One can only assume Agustín was the illegitimate child of one of the Romero sons, perhaps even the dead Agustín.

He wouldn’t have been the only one. Louisa Romero married Juan Lucero y Godoy, while Pedro Romero married Juan’s sister, Petronila de Salas. Chávez didn’t place either in the extended Romero family, but also didn’t indicate others with the common name Romero had moved north.

The daughter of Francisca Romero and Matías Luján was involved with either Antonio or Bartolomé Gómez Robledo, the illegitimate sons of Francisco and Bartolomé. Chávez doesn’t identify Francisca’s parents.

Alonso Romero was a servant on the hacienda of Felipe Romero. Chávez says he was really Alonso Cadimo, and was probably a child of Francisco Cadimo, who came with Oñate. The boy was ransomed from the plains Indians and settled on Felipe’s estancia with his wife María de Tapia. Juan de Tapia had married Bartolomé senior’s daughter Francisca.

Domingo Romero was one of the mestizo leaders of the Pueblo Revolt at Tesuque pueblo.

The only man who was with Aguilar when he was arrested who did not witness against any of the accused was Juan Luján. His kin in the río abajo were already supporting the Franciscans.

Notes:
Chávez, Angélico. Origins of New Mexico Families, revised 1992 edition.

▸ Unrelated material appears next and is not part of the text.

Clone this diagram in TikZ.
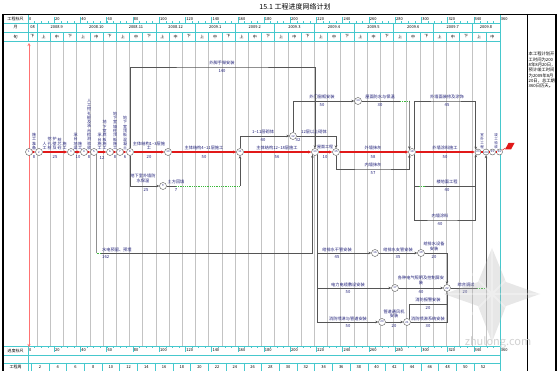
\documentclass[tikz,border=0pt]{standalone}
\usepackage{fontspec}
\setmainfont{Noto Sans CJK SC}
\usetikzlibrary{arrows.meta}
\definecolor{lblc}{RGB}{30,30,120}
\definecolor{critc}{RGB}{225,25,25}
\definecolor{gridc}{RGB}{195,195,195}
\definecolor{cyanc}{RGB}{70,200,205}
\definecolor{fltc}{RGB}{60,185,60}
\definecolor{workc}{RGB}{85,85,85}
\tikzset{
 evt/.style={circle,draw=workc,fill=white,line width=0.4pt,minimum size=7pt,inner sep=0pt,font=\fontsize{2.8}{3}\selectfont,text=lblc},
 evs/.style={evt,minimum size=6pt},
 critl/.style={draw=critc,line width=1.1pt},
 crita/.style={critl,-{Stealth[length=3.2pt,width=3pt]}},
 worka/.style={draw=workc,line width=0.5pt,-{Stealth[length=3pt,width=2.6pt]}},
 workl/.style={draw=workc,line width=0.5pt},
 fltl/.style={draw=fltc,line width=0.5pt,dash pattern=on 1pt off 0.8pt},
 lab/.style={font=\fontsize{4.2}{4.4}\selectfont,text=lblc,inner sep=0pt,align=center},
 vlab/.style={font=\fontsize{4}{4.3}\selectfont,text=lblc,inner sep=0pt,align=center,anchor=south},
 hdr/.style={font=\fontsize{4}{4.5}\selectfont,inner sep=0pt},
 gridl/.style={draw=gridc,line width=0.45pt},
 cyl/.style={draw=cyanc,line width=0.45pt},
}
\begin{document}
\begin{tikzpicture}[x=1pt,y=-1pt]
\useasboundingbox (0,0) rectangle (560,371);
\fill[white] (0,0) rectangle (560,371);

% title
\node[font=\fontsize{7}{8}\selectfont,inner sep=0pt] (title) at (295,7) {15.1 工程进度网络计划};

% vertical grid
\foreach \k in {0,...,34} \draw[gridl] ({37+13.2*\k},41) -- ({37+13.2*\k},346);

% ---------- header ----------
\draw[cyl] (3,23) -- (500,23) (3,32) -- (500,32) (3,41) -- (500,41);
\draw[cyl] (28,14) -- (28,41) (500,14) -- (500,41);
\foreach \k in {0,...,11} \draw[cyl] ({37+39.6*\k},23) -- ({37+39.6*\k},41);
\foreach \k in {0,...,34} \draw[cyl] ({37+13.2*\k},32) -- ({37+13.2*\k},41);
\foreach \k in {0,...,71} \draw[cyl,line width=0.3pt] ({28+6.555*\k},21.3) -- ({28+6.555*\k},23);
\foreach \k in {0,...,18} {
  \draw[cyl] ({28+26.22*\k},17) -- ({28+26.22*\k},23);
  \pgfmathtruncatemacro\v{20*\k}
  \node[hdr,anchor=west] (s\k) at ({28+26.22*\k+0.8},19) {\v};
}
\node[hdr] (h1) at (15.5,19) {工程标尺};
\node[hdr] (h2) at (15.5,27.5) {月};
\node[hdr] (h3) at (15.5,36.5) {旬};
\node[hdr] (m0) at (32.5,27.5) {08};
\foreach \m [count=\i from 0] in {2008.9,2008.10,2008.11,2008.12,2009.1,2009.2,2009.3,2009.4,2009.5,2009.6,2009.7}
  \node[hdr] (mm\i) at ({37+39.6*\i+19.8},27.5) {\m};
\node[hdr] (m12) at (486,27.5) {2009.8};
\node[hdr] (x0) at (32.5,36.5) {下};
\foreach \k in {0,...,34} {
  \pgfmathtruncatemacro\r{mod(\k,3)}
  \node[hdr] (xx\k) at ({37+13.2*\k+6.6},36.5) {\ifcase\r 上\or 中\or 下\fi};
}

% ---------- bottom rows ----------
\draw[cyl] (3,346) -- (500,346) (3,355) -- (500,355) (3,363) -- (500,363) (3,371) -- (500,371);
\draw[cyl] (28,346) -- (28,371) (500,346) -- (500,371);
\foreach \k in {0,...,71} \draw[cyl,line width=0.3pt] ({28+6.555*\k},346) -- ({28+6.555*\k},347.7);
\foreach \k in {0,...,18} {
  \draw[cyl] ({28+26.22*\k},346) -- ({28+26.22*\k},352);
  \pgfmathtruncatemacro\v{20*\k}
  \node[hdr,anchor=west] (b\k) at ({28+26.22*\k+0.8},350.5) {\v};
}
\foreach \k in {0,...,25} \draw[cyl] ({31.1+17.72*\k},363) -- ({31.1+17.72*\k},371);
\foreach \k in {1,...,26} {
  \pgfmathtruncatemacro\w{2*\k}
  \node[hdr] (w\k) at ({40+17.72*(\k-1)},367) {\w};
}
\node[hdr] (h4) at (15.5,350.5) {进度标尺};
\node[hdr] (h5) at (15.5,367) {工程周};

% ---------- frame ----------
\draw[line width=1.6pt] (3,14) -- (3,371);
\draw[line width=0.9pt] (3,14) -- (556,14);
\draw[line width=1pt] (527,14) -- (527,371);
\draw[line width=1.4pt] (556,14) -- (556,371);
\node[font=\fontsize{4.3}{5.3}\selectfont,inner sep=0pt,anchor=north west,align=left] (note) at (528.5,52)
 {本工程计划开\\工时间为200\\8年8月20日，\\预计竣工时间\\为2009年8月\\20日，总工期\\360日历天。};

% start / end lines
\draw[draw=red!55,line width=0.6pt,{Stealth[length=3pt,width=3pt]}-{Stealth[length=3pt,width=3pt]}] (29,43) -- (29,347);
\draw[cyl,line width=0.6pt] (500,41) -- (500,346);

% ---------- events ----------
\node[evt] (n1) at (29,152) {1};
\node[evt] (n2) at (39,152) {2};
\node[evt] (n3) at (71,152) {3};
\node[evt] (n4) at (84,152) {4};
\node[evt] (n5) at (94,152) {5};
\node[evt] (n6) at (110,152) {6};
\node[evt] (n7) at (120,152) {7};
\node[evt] (n8) at (130,152) {8};
\node[evt] (n9) at (163,186) {9};
\node[evt] (n10) at (168,152) {10};
\node[evt] (n11) at (240,152) {11};
\node[evt] (n12) at (293,136) {12};
\node[evt] (n13) at (358,101) {14};
\node[evt] (n14) at (315,152) {13};
\node[evt] (n15) at (336,152) {15};
\node[evt] (n16) at (412,152) {18};
\node[evt] (nA) at (375,253) {16};
\node[evt] (nB) at (421,253) {19};
\node[evt] (nC) at (395,288) {17};
\node[evt] (nE) at (447,288) {22};
\node[evt] (nD) at (382,322) {20};
\node[evt] (nF) at (407,322) {21};
\node[evs] (n23) at (478,152) {23};
\node[evs] (n24) at (486,152) {24};
\node[evs] (n25) at (492.5,152) {25};
\node[evs] (n26) at (499.5,152) {26};

% coordinates
\coordinate (c9a) at (176,186);
\coordinate (c9b) at (240,186);
\coordinate (c8a) at (222,67);
\coordinate (c13a) at (400,101);
\coordinate (c13b) at (409.5,101);
\coordinate (c16a) at (447,101);
\coordinate (c15a) at (373,169);
\coordinate (c16b) at (419,186);
\coordinate (c16c) at (425,186);
\coordinate (c16d) at (475.9,186);
\coordinate (c16e) at (440,220);
\coordinate (c5a) at (96.5,253);
\coordinate (c5b) at (101,253);
\coordinate (c21a) at (447,304);
\coordinate (c22a) at (477,288);
\coordinate (c22b) at (486,288);
\coordinate (flagc) at (505.5,148);

% ---------- critical path ----------
\draw[crita] (n1) -- (n2);
\draw[crita] (n2) -- (n3);
\draw[crita] (n3) -- (n4);
\draw[crita] (n4) -- (n5);
\draw[crita] (n5) -- (n6);
\draw[crita] (n6) -- (n7);
\draw[crita] (n7) -- (n8);
\draw[crita] (n8) -- (n10);
\draw[crita] (n10) -- (n11);
\draw[crita] (n11) -- (n14);
\draw[crita] (n14) -- (n15);
\draw[crita] (n15) -- (n16);
\draw[crita] (n16) -- (n23);
\draw[critl] (n23) -- (n24);
\draw[critl] (n24) -- (n25);
\draw[critl] (n25) -- (n26);
\draw[critl,line width=0.5pt] (n26) -- (flagc);
\fill[critc] (505,149.5) -- (508.5,143) -- (514.5,143) -- (511,149.5) -- cycle;

% ---------- other activities ----------
\draw[worka] (n8.north) |- (c8a) -| (n14.north);
\draw[worka] (n8.south) |- (n9);
\draw[workl] (n9) -- (c9a);
\draw[fltl] (c9a) -- (c9b);
\draw[worka] (c9b) -- (n11.south);
\draw[worka] (n11.north) |- (n12);
\draw[worka] (n12) -| (n15.north);
\draw[worka] (n12.north) |- (n13);
\draw[workl] (n13) -- (c13a);
\draw[fltl] (c13a) -- (c13b);
\draw[worka] (c13b) -- (n16.north west);
\draw[worka] (n16.north east) |- (c16a) -| (n23.north west);
\draw[worka] (n15.south) |- (c15a) -| (n16.south west);
\draw[workl] (n16.south east) |- (c16b);
\draw[fltl] (c16b) -- (c16c);
\draw[workl] (c16c) -- (c16d);
\draw[worka] (n16.south east) |- (c16e) -| (n23.south west);
\draw[workl] (n5.south east) -- (c5a);
\draw[fltl] (c5a) -- (c5b);
\draw[worka] (c5b) -| (n14.south west);
\draw[worka] (n14.south east) |- (nA);
\draw[worka] (n14.south east) |- (nC);
\draw[worka] (n14.south east) |- (nD);
\draw[worka] (nA) -- (nB);
\draw[worka] (nB) -| (nE.north);
\draw[worka] (nC) -- (nE);
\draw[worka] (nD) -- (nF);
\draw[worka] (nF) -| (nE.south);
\draw[workl] (nF.north east) |- (c21a);
\draw[workl] (nE) -- (c22a);
\draw[fltl] (c22a) -- (c22b);
\draw[worka] (c22b) -- (n24.south);

% ---------- labels: main chain ----------
\node[vlab] (v1) at (34,150) {施\\工\\准\\备};
\node[lab] (d1) at (34,157.5) {8};
\node[vlab] (v2a) at (44.5,150) {人\\工};
\node[vlab] (v2b) at (49.5,150) {挖\\孔\\桩};
\node[vlab] (v2c) at (54.5,150) {护\\壁\\及};
\node[vlab] (v2d) at (59.5,150) {桩\\芯\\砼};
\node[vlab] (v2e) at (64.5,150) {施\\工};
\node[lab] (d2) at (55,157.5) {25};
\node[vlab] (v3a) at (75.5,150) {承\\台\\地\\梁};
\node[vlab] (v3b) at (80,150) {施\\工};
\node[lab] (d3) at (78,157.5) {10};
\node[vlab] (v4) at (89,150) {人\\工\\挖\\孔\\桩\\及\\承\\台\\检\\测\\验\\收};
\node[lab] (d4) at (89,157.5) {8};
\node[vlab] (v5a) at (99.5,150) {承\\台\\施\\工};
\node[vlab] (v5b) at (104.5,150) {地\\下\\室\\底\\板\\施\\工};
\node[lab] (d5) at (102,157.5) {12};
\node[vlab] (v6) at (115,150) {地\\下\\室\\墙\\柱\\顶\\板\\施\\工};
\node[lab] (d6) at (115,157.5) {8};
\node[vlab] (v7) at (125,150) {地\\下\\室\\顶\\板\\混\\凝\\土};
\node[lab] (d7) at (125,157.5) {6};
\node[lab] (l8) at (149,146) {主体结构1\textasciitilde3层施\\工};
\node[lab] (d8) at (149,157.5) {20};
\node[lab] (l10) at (204,147.5) {主体结构4\textasciitilde11层施工};
\node[lab] (d10) at (204,157.5) {50};
\node[lab] (l11) at (277,147.5) {主体结构12\textasciitilde18层施工};
\node[lab] (d11) at (277,157.5) {56};
\node[lab,font=\fontsize{4}{4.3}\selectfont] (l14) at (325,147.5) {屋面工程};
\node[lab] (d14) at (325,157.5) {10};
\node[lab] (l15) at (373,147.5) {外墙抹灰};
\node[lab] (d15) at (373,157.5) {58};
\node[lab] (l16) at (445,147.5) {外墙涂料施工};
\node[lab] (d16) at (445,157.5) {50};
\node[vlab,font=\fontsize{3.5}{3.9}\selectfont] (v23) at (482,149) {室\\外\\工\\程};
\node[vlab,font=\fontsize{3.5}{3.9}\selectfont] (v25) at (496,149) {竣\\工\\验\\收};

% ---------- labels: other activities ----------
\node[lab] (l81) at (222,63) {外脚手架安装};
\node[lab] (d81) at (222,71.5) {140};
\node[lab] (l82) at (143,178.5) {地下室外墙防\\水保温};
\node[lab] (d82) at (146,190) {25};
\node[lab] (l9) at (176,182) {土方回填};
\node[lab] (d9) at (176,190) {7};
\node[lab] (l111) at (263,131.5) {1\textasciitilde11层砌体};
\node[lab] (d111) at (263,140) {40};
\node[lab] (l121) at (314,131.5) {12层以上砌体};
\node[lab] (d121) at (298,140) {32};
\node[lab] (l122) at (322,97) {外门窗框安装};
\node[lab] (d122) at (322,105) {50};
\node[lab] (l13) at (380,97) {屋面防水与保温};
\node[lab] (d13) at (380,105) {30};
\node[lab] (l151) at (373,165) {内墙抹灰};
\node[lab] (d151) at (373,173) {57};
\node[lab] (l161) at (447,97) {外墙面装修及涂饰};
\node[lab] (d161) at (447,105) {45};
\node[lab] (l162) at (447,182) {楼地面工程};
\node[lab] (d162) at (447,190) {40};
\node[lab] (l163) at (440,216) {内墙涂料};
\node[lab] (d163) at (440,224) {40};
\node[lab,anchor=west] (l5) at (102,250) {水电预留、预埋};
\node[lab,anchor=west] (d5b) at (102,257.5) {162};
\node[lab] (lA0) at (337,249.5) {给排水干管安装};
\node[lab] (dA0) at (337,257.5) {45};
\node[lab] (lAB) at (398,249.5) {给排水支管安装};
\node[lab] (dAB) at (398,257.5) {35};
\node[lab] (lBE) at (434,246.5) {给排水设备\\安装};
\node[lab] (dBE) at (434,257.5) {20};
\node[lab] (lC0) at (348,284.5) {电力电缆敷设安装};
\node[lab] (dC0) at (348,292.5) {50};
\node[lab] (lCE) at (421,280.5) {各种电气照明及控制屏安\\装};
\node[lab] (dCE) at (421,292.5) {40};
\node[lab] (lE) at (466,284.5) {综合调试};
\node[lab] (dE) at (465,292.5) {20};
\node[lab] (lD0) at (348,318.5) {消防喷淋与管道安装};
\node[lab] (dD0) at (348,326.5) {50};
\node[lab] (lDF) at (394,314) {管道通风机\\安装};
\node[lab] (dDF) at (394,326.5) {20};
\node[lab] (lFE) at (428,318.5) {消防喷淋系统安装};
\node[lab] (dFE) at (428,326.5) {30};
\node[lab] (lF2) at (428,299.5) {消防报警安装};
\node[lab] (dF2) at (428,308) {20};

% ---------- watermark ----------
\begin{scope}[opacity=0.3]
\fill[gray!60] (492,248) -- (506,282) -- (540,294) -- (506,306) -- (492,342) -- (478,306) -- (444,294) -- (478,282) -- cycle;
\draw[white,line width=2pt] (492,248) -- (492,342) (444,294) -- (540,294) (466,268) -- (518,320) (518,268) -- (466,320);
\end{scope}
\node[font=\fontsize{11}{11}\selectfont,text=gray!35,inner sep=0pt] (wm) at (498,342) {zhulong.com};
\end{tikzpicture}
\end{document}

Esquibel, José Antonio. “The Rodríguez Bellido Family,” La Herencia, summer 2009.

Granillo, Luis. Report for 12 March 1695 describing the settlement of La Cañada, included in Blood on the Boulders: The Journals of Don Diego De Vargas, New Mexico, 1694-97, volume 2, 1998, edited by John L. Kessell, Rick Hendricks, and Meredith D. Dodge.

Hordes, Stanley M. To the End of the Earth, 2005.

Kessell, John L. Spain in the Southwest, a Narrative History of Colonial New Mexico, Arizona, Texas, and California, 2002; on Diego Romero.

Scholes, France V. “The First Decade of the Inquisition in New Mexico,” New Mexico Historical Review 10:195-241:1935.